Только что прозвенел звонок с последнего урока, из коридоров до нас долетел гул голосов… противное жужжание.
– Он вредный, Нова.
– Он не вредный, – тихо сказала она, и у нее покраснели уши – это происходило, когда ей было неловко. – Со мной он нормально разговаривает. Он спортсмен, на него постоянно давят…
Быть спортсменом в тринадцать лет – это считалось круто: перспективное будущее в регби, ковровые дорожки, роль капитана и так далее. Мы все наверняка окажемся в одной старшей школе, она единственная в городке, но жизнь, похоже, уже распорядилась, кто будет звездой, а кто – статистом.
Я сдержалась, чтобы не покачать головой, и ее взгляд кольнул меня в висок.
– Придешь ко мне сегодня?
– Сегодня… не смогу.
Я почувствовала на себе ее взгляд как упрек.
– Ты это каждый день говоришь.
В груди что-то съежилось. Ночью у мамы в венах будут цвести цветы, а сердце в который раз разобьется. Не хотелось оставлять ее одну, когда свет в ее глазах начнет мерцать, как перегорающая лампочка.
Я не знала, понимала ли Нова, что со мной происходило, но я боялась слова «да» больше, чем «нет». Мама была самой уязвимой, оголенной стороной моего сердца. Ее осуждение со стороны окружающих вызывало во мне болезненно-острые чувства, которыми было трудно пренебречь.
– Привет, Викандер!
Моя подруга напряглась, когда мимо нас прошел Уэйд с приятелями. Он бросил на Нову взгляд, и она сразу покраснела. Затем парень повернулся ко мне с мерзкой улыбочкой.
– Я видел твою мать вчера, она еле на ногах держалась. Интересно, где она достает дурь, чтобы так кайфовать?
И захихикал, одарив Нову прощальной улыбкой.
Мой кулак сжался так сильно, что ногти чуть ли не проткнули кожу на ладони.
– Мирея… – услышала я ее шепот, прежде чем уйти.
Я не хотела сочувствия и не выносила, когда жалеют того самого человека, которым я восхищалась в детстве. В глубине души я все еще видела ее именно такой – прекрасной в своей прозрачной хрупкости, жертвой самой себя, заколдованным лебедем.

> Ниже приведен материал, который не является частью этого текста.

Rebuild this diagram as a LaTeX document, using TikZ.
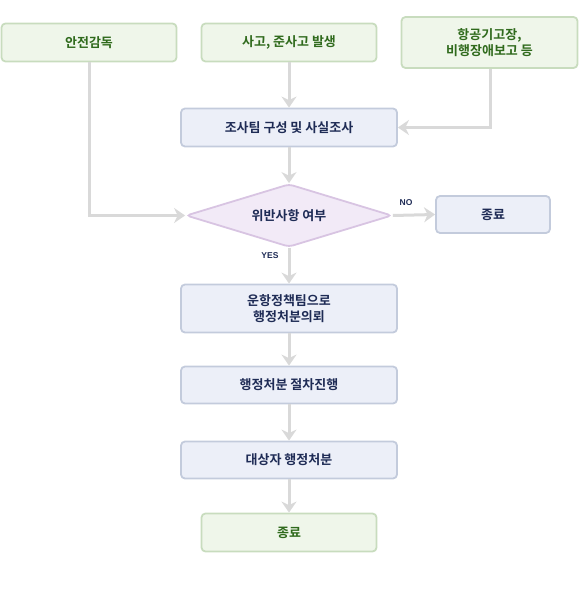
\documentclass[tikz,border=0pt]{standalone}
\usepackage{fontspec}
\setmainfont{Noto Sans CJK KR}[BoldFont={* Bold}]
\newfontfamily\latinf{Liberation Sans}
\usetikzlibrary{arrows.meta,shapes.geometric}
\definecolor{gfill}{HTML}{EFF6EA}
\definecolor{gdraw}{HTML}{C8DCBE}
\definecolor{gtext}{HTML}{2F6A1C}
\definecolor{bfill}{HTML}{ECEFF8}
\definecolor{bdraw}{HTML}{C3CBDC}
\definecolor{btext}{HTML}{1E2B55}
\definecolor{pfill}{HTML}{F2EAF7}
\definecolor{pdraw}{HTML}{D8C4E2}
\definecolor{arr}{HTML}{D9D9D9}
\tikzset{
  txt/.style={font=\bfseries\fontsize{13}{16}\selectfont,align=center,inner sep=0pt},
  gbox/.style={txt,draw=gdraw,fill=gfill,line width=1.8pt,rounded corners=4pt,text=gtext},
  bbox/.style={txt,draw=bdraw,fill=bfill,line width=1.8pt,rounded corners=4pt,text=btext},
  conn/.style={draw=arr,line width=3pt,-{Stealth[length=11pt,width=15pt,inset=3.5pt]}},
  lbl/.style={text=btext,font=\latinf\bfseries\fontsize{8.5}{10}\selectfont,inner sep=0pt}
}
\begin{document}
\begin{tikzpicture}[x=1pt,y=-1pt]
\useasboundingbox (0,0) rectangle (586,591);
\node[gbox,minimum width=175pt,minimum height=38pt] (a) at (89,42.5) {안전감독};
\node[gbox,minimum width=175pt,minimum height=38pt] (b) at (289,42.5) {사고, 준사고 발생};
\node[gbox,minimum width=176pt,minimum height=51pt] (c) at (489.5,42.5) {항공기고장,\\비행장애보고 등};
\node[bbox,minimum width=216pt,minimum height=38pt] (d) at (289,127.5) {조사팀 구성 및 사실조사};
\node[txt,diamond,aspect=3.3,draw=pdraw,fill=pfill,line width=1.8pt,rounded corners=4pt,text=btext,minimum width=206pt,minimum height=63pt] (e) at (289,215.5) {위반사항 여부};
\node[bbox,minimum width=114pt,minimum height=37pt] (f) at (493,214.5) {종료};
\node[bbox,minimum width=216pt,minimum height=48pt] (g) at (289,308.5) {운항정책팀으로\\행정처분의뢰};
\node[bbox,minimum width=216pt,minimum height=37pt] (h) at (289,385) {행정처분 절차진행};
\node[bbox,minimum width=216pt,minimum height=37pt] (i) at (289,460) {대상자 행정처분};
\node[gbox,minimum width=175pt,minimum height=38pt] (j) at (289,532.5) {종료};
\coordinate (ca) at (89,215.5);
\coordinate (cc) at (490,127.5);
\draw[conn] (b) -- (d);
\draw[conn] (a.south) -- (ca) -- (e.west);
\draw[conn] (c.south -| cc) -- (cc) -- (d.east);
\draw[conn] (d) -- (e);
\draw[conn] (e.east) -- (f.west);
\draw[conn] (e.south) -- (g.north);
\draw[conn] (g) -- (h);
\draw[conn] (h) -- (i);
\draw[conn] (i) -- (j);
\node[lbl] (no) at (406,203) {NO};
\node[lbl] (yes) at (270,255.5) {YES};
\end{tikzpicture}
\end{document}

Я обманывала себя, думая, что она с этим справится, а куколка все чаще наполняла ее кровь шепотом – не надо останавливаться, ведь можно спать, не засыпая по-настоящему, пусть с тяжелыми веками и суженными зрачками, но с эйфорией в голове, тем более что можно остановиться, когда захочется, – и мама продолжала жить в иллюзии, будто она не была зависимой, будто потребность не была потребностью, и чувствовала она себя хорошо, даже прекрасно.
А тем временем голод усиливался, она ломала ногти об крышки пузырьков сразу при выходе из аптеки или в машине на светофоре, по дороге домой.
Она пила капли с такой судорожной жадностью, что у нее тряслись пальцы, и в оправдание повторяла себе, что совершить ошибку не так уж и плохо, если мысли в голове распускаются цветочными бутонами.
Теперь она принимала лекарства в любое время дня. Если она не ударялась об острый угол шкафа или как-то по-другому не травмировалась, то растекалась по дивану, словно струя сиропа.
Она бросила выступать. Работа отнимала время у вещества, а оно у мамы было в приоритете, оно стало всем, и мама тоже превращалась в цветок из своего сада – в цветок с вялым стеблем. Я пыталась заставить ее забыть об этой куколке, натянувшей ее нервы до предела, но чем больше я старалась, тем яснее понимала, что паразитка крепко засела в ее теле. Она толкала маму под локоть, чтобы та взяла пузырек, опускала ее ресницы, когда решала ее усыпить. Она заставляла ее пропускать обеды и ужины, потому что сама была зверски голодна. Мама была прекрасной живой марионеткой с лодыжками в синяках.